Hey all :)
So it's been a cathartic few days and I've been thinking about the root of my problems. I think I know what it is. I think I hung out with the wrong people as a kid. One guy in particular. This guy pretty much ran my life and I was almost subservient to him. If everyone was going out to a party and he didn't want to go, I would stay with him and bitch about the people who went out. The thing I didn't realise at the time was that he wasn't raising me above the other people, he was utterly destroying my youth and my social life. He wasn't a friend, he was a leech. The thing is everyone else was too smart to fall for his crap, but I did, and it took everything from me. I think back and realise that nearly everything he said and did wasn't the kind of thing a friend would do and say. From "disowning" me as a friend for smoking to calling me out for hanging out with girls who were people he had "called dibs on". He still has the audacity to claim that he's sad because I don't hang out with him any more. Bull&$%+. He isn't sad, he's just sorry I learned some self respect. I don't owe him jack &$%+. He's the one who lies to people on a daily basis and tells them he has a masters degree when he doesn't even have a single GCSE. Why? Because I have a degree, and he can't bear the thought that I'm more educated than him. He's a pathetic, lying cunt and he's done more damage to me than I can express. His ex girlfriend who he liked to rub in my face agrees whole heartedly. He's a moron, he has no clue about anything other than how to control and guilt people and I don't owe him any more than I could spit.
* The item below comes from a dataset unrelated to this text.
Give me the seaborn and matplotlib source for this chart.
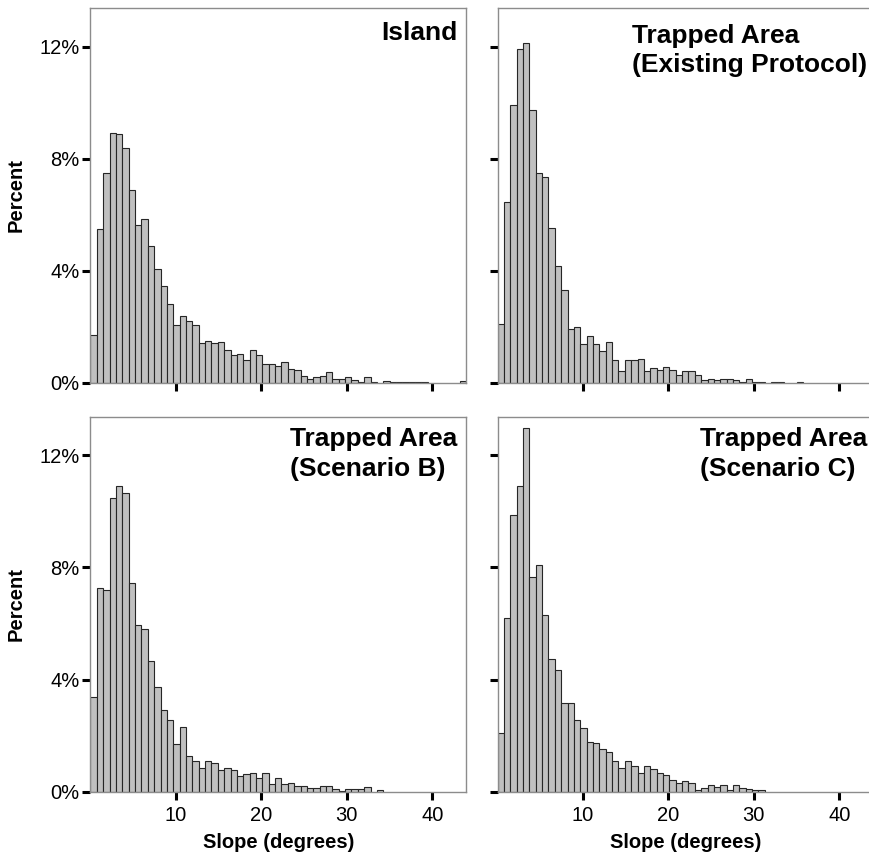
import numpy as np
import pandas as pd
import matplotlib
matplotlib.use("Agg")
import matplotlib.pyplot as plt
from matplotlib.ticker import PercentFormatter, FixedLocator
import seaborn as sns

# Slope histograms: share of cells (%) per slope bin, 59 bins from 0 degrees
bin_width = 0.745
n_bins = 59

island = [1.71, 5.48, 7.49, 8.93, 8.88, 8.38, 6.88, 5.64, 5.85, 4.87,
          4.07, 3.46, 2.81, 2.07, 2.38, 2.20, 2.06, 1.40, 1.48, 1.42,
          1.46, 1.17, 0.98, 1.04, 0.81, 1.17, 0.98, 0.67, 0.67, 0.61,
          0.74, 0.50, 0.45, 0.25, 0.13, 0.20, 0.25, 0.38, 0.13, 0.13,
          0.19, 0.08, 0.02, 0.19, 0.02, 0.00, 0.07, 0.02, 0.02, 0.02,
          0.02, 0.02, 0.02, 0.00, 0.00, 0.00, 0.00, 0.00, 0.07]

existing = [2.11, 6.44, 9.92, 11.93, 12.12, 9.72, 7.49, 7.34, 5.52, 4.17,
            3.32, 1.92, 1.98, 1.38, 1.66, 1.37, 1.13, 1.47, 0.81, 0.40,
            0.81, 0.81, 0.86, 0.40, 0.51, 0.46, 0.57, 0.46, 0.26, 0.40,
            0.40, 0.26, 0.08, 0.14, 0.08, 0.14, 0.14, 0.08, 0.03, 0.14,
            0.03, 0.03, 0.00, 0.03, 0.03, 0.00, 0.00, 0.04, 0.00, 0.00,
            0.00, 0.00, 0.00, 0.00, 0.00, 0.00, 0.00, 0.00, 0.00]

scenario_b = [3.39, 7.26, 7.19, 10.47, 10.90, 10.66, 7.44, 5.93, 5.80, 4.66,
              3.75, 2.90, 2.54, 1.70, 2.30, 1.29, 1.09, 0.84, 1.09, 1.03,
              0.78, 0.84, 0.78, 0.55, 0.63, 0.68, 0.49, 0.68, 0.26, 0.49,
              0.28, 0.30, 0.19, 0.19, 0.12, 0.12, 0.19, 0.19, 0.08, 0.03,
              0.08, 0.08, 0.08, 0.18, 0.00, 0.06, 0.00, 0.00, 0.00, 0.00,
              0.00, 0.00, 0.00, 0.00, 0.00, 0.00, 0.00, 0.00, 0.00]

scenario_c = [2.10, 6.19, 9.87, 10.91, 12.98, 7.65, 8.08, 6.31, 4.72, 4.34,
              3.18, 3.18, 2.57, 2.27, 1.78, 1.72, 1.53, 1.42, 1.11, 0.85,
              1.11, 0.91, 0.67, 0.91, 0.80, 0.67, 0.61, 0.43, 0.30, 0.37,
              0.31, 0.06, 0.13, 0.24, 0.18, 0.24, 0.06, 0.24, 0.13, 0.11,
              0.06, 0.05, 0.00, 0.00, 0.00, 0.00, 0.00, 0.00, 0.00, 0.00,
              0.00, 0.00, 0.00, 0.00, 0.00, 0.00, 0.00, 0.00, 0.00]

titles = ["Island", "Trapped Area\n(Existing Protocol)",
          "Trapped Area\n(Scenario B)", "Trapped Area\n(Scenario C)"]
x_ticks = [10, 20, 30, 40]
y_ticks = [0, 4, 8, 12]

x_max = n_bins * bin_width
centers = (np.arange(n_bins) + 0.5) * bin_width

sns.set_style("white")
plt.rcParams["font.family"] = ["Liberation Sans", "DejaVu Sans"]
plt.rcParams["text.color"] = "black"
plt.rcParams["axes.labelcolor"] = "black"

W, H = 870, 859
fig = plt.figure(figsize=(W / 100, H / 100), dpi=100)

# panel boxes in pixels: (left, top, width, height)
boxes = [(90.5, 8.0, 375.5, 374.7), (497.5, 8.0, 375.5, 374.7),
         (90.5, 416.5, 375.5, 375.2), (497.5, 416.5, 375.5, 375.2)]
# title anchor (right edge, top) in axes fraction
title_pos = [(0.978, 0.964), (0.985, 0.958), (0.978, 0.971), (0.984, 0.971)]

series = [island, existing, scenario_b, scenario_c]

for i, (vals, title, box, tpos) in enumerate(zip(series, titles, boxes, title_pos)):
    l, t, w, h = box
    ax = fig.add_axes([l / W, 1 - (t + h) / H, w / W, h / H])
    df = pd.DataFrame({"slope": centers, "pct": vals})
    sns.histplot(data=df, x="slope", weights="pct", bins=n_bins,
                 binrange=(0, x_max), ax=ax, stat="count",
                 color="#c0c0c0", edgecolor="#262626",
                 linewidth=0.8, alpha=1.0)
    for p in ax.patches:
        if p.get_height() <= 0:
            p.set_visible(False)
    ax.set_xlim(0, x_max)
    ax.set_ylim(0, 13.38)
    ax.xaxis.set_major_locator(FixedLocator(x_ticks))
    ax.yaxis.set_major_locator(FixedLocator(y_ticks))
    ax.yaxis.set_major_formatter(PercentFormatter(xmax=100, decimals=0))
    ax.tick_params(axis="both", which="major", direction="out", length=6,
                   width=2.2, color="black", labelsize=14.5,
                   labelcolor="black", bottom=True, left=True,
                   top=False, right=False)
    ax.tick_params(axis="x", pad=4)
    ax.tick_params(axis="y", pad=2)
    for s in ax.spines.values():
        s.set_color("#8c8c8c")
        s.set_linewidth(1.0)
        s.set_visible(True)
    ax.set_xlabel("")
    ax.set_ylabel("")
    if i < 2:
        ax.tick_params(axis="x", labelbottom=False)
    else:
        ax.set_xlabel("Slope (degrees)", fontsize=14.5, fontweight="bold",
                      labelpad=6, color="black")
    if i % 2 == 1:
        ax.tick_params(axis="y", labelleft=False)
    else:
        ax.set_ylabel("Percent", fontsize=14.5, fontweight="bold",
                      labelpad=10, color="black")
    ax.text(tpos[0], tpos[1], title, transform=ax.transAxes, ha="right",
            va="top", multialignment="left", fontsize=19,
            fontweight="bold", linespacing=1.3, color="black")

fig.savefig("out.png", dpi=100)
There's a reason why I never wanted to introduce him to any of the exes I had as a kid and young adult. It's because he's such an insidious cunt that he would make fun of me in front of them and belittle me and try to make me look ignorant when he doesn't have a single qualification, why? Because he's a borderline special needs child who couldn't grow a clue with a bag of fertilizer, yet he lies like a fallen angel with dreams of world domination.
I used to feel sorry for him, but thinking back on how he treated me and how he obliterated my childhood, I don't feel an ounce of sorrow. He was a cancerous leech and he sucked every hint of confidence I had out of me. He made every effort to drive my exes away from me, presumably so they would fall from him, and he felt no remorse. All he wanted was for me to be less than him. The fact that I'm not kills him every day. The problem for him is that I wasn't born into money like him and he thought he never had to try with people to succeed, when he didn't succeed, he fed off me like a tumor and I let him for so long like an idiot. Sadly for him, I'm older now, and wiser, and I couldn't give a &$%+ how his life is, he ruined mine, and quite deliberately, because it made him happy. I'm not subservient to him any more, and I don't care one bit how he feels or what happens to him, he could die tomorrow and I wouldn't mourn him. He destroyed my life and my confidence for his own pleasure. I thought for most of my childhood that that was what a friend was. How wrong I was. Sadly for me I have to deal with the damage he caused emotionally.
What friend causes so much damage that a person has difficulty ever trusting another person ever again in their life? None. That person isn't a friend, they are a cancer, and they will feed from you until you die, because it makes their self indulgent fantasy come true. They are filth, no matter how well they lie, and the fact that they lie makes them feel better while for destroying your life. You don't need them, and I don't need him. Spit them the f*** out.